▶ **Problem to solve**: Search the data for the word "this" and copy every line where it occurs.

BEGIN Record set

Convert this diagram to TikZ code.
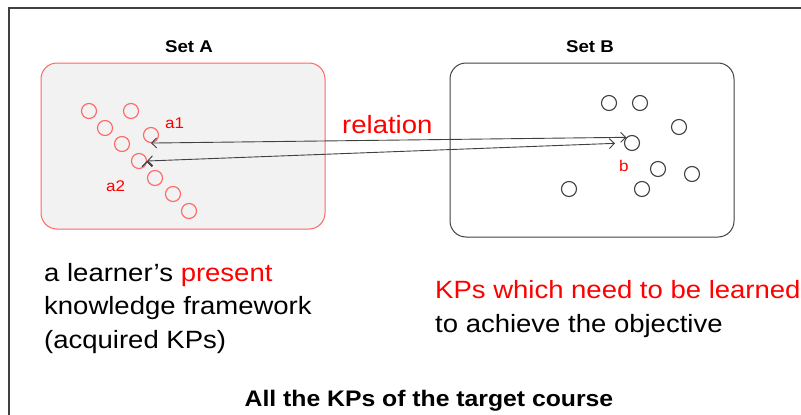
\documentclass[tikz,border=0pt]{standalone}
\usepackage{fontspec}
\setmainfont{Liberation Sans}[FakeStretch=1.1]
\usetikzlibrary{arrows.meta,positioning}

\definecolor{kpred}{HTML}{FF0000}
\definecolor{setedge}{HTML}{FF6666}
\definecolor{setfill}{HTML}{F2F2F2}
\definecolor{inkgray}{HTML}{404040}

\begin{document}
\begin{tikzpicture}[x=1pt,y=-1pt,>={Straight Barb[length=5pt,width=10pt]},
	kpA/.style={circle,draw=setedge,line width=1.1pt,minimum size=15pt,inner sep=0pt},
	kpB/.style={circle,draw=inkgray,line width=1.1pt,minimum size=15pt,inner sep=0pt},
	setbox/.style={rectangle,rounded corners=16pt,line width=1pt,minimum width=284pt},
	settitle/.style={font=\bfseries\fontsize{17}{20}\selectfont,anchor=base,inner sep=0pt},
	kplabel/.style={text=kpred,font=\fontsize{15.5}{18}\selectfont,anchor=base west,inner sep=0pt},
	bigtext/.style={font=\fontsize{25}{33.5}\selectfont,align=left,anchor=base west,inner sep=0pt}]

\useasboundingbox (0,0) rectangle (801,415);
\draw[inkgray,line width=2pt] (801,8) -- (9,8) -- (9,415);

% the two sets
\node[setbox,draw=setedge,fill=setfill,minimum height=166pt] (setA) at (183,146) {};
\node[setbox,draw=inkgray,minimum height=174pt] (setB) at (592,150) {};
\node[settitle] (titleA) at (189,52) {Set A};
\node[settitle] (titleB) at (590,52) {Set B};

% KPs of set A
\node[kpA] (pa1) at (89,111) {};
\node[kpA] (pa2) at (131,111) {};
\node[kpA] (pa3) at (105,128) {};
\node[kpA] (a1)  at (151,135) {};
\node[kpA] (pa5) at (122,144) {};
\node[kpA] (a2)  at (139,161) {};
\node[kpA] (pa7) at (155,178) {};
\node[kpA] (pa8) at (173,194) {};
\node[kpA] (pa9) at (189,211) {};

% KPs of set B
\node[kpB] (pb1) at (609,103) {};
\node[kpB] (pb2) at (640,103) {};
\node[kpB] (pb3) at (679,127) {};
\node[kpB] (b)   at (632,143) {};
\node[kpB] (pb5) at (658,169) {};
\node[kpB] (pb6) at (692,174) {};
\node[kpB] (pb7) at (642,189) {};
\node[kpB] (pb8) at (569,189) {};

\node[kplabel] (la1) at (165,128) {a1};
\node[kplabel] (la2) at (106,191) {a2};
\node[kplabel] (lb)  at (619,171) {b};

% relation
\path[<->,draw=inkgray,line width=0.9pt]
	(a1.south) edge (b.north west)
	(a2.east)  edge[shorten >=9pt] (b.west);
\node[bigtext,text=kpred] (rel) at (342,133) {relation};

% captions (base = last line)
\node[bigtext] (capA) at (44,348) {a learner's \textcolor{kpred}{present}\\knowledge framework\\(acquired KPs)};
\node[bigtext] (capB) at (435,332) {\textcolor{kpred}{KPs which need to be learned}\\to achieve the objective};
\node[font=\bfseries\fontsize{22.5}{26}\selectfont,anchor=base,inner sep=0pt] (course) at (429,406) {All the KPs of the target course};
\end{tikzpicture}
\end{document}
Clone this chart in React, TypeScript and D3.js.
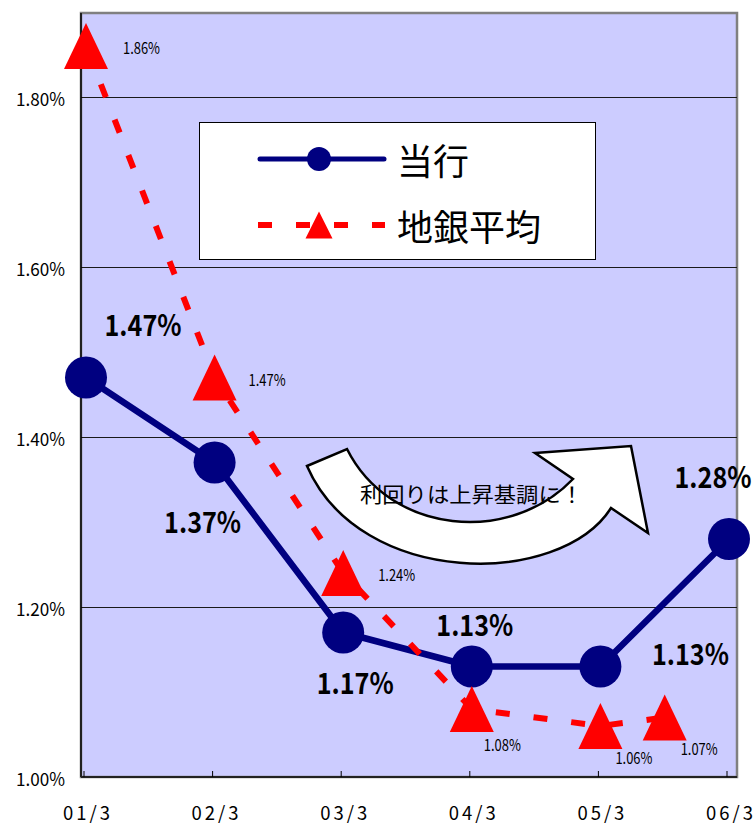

END Record set

▶ **Task output**:
Convert this diagram to TikZ code.
Clone this chart in React, TypeScript and D3.js.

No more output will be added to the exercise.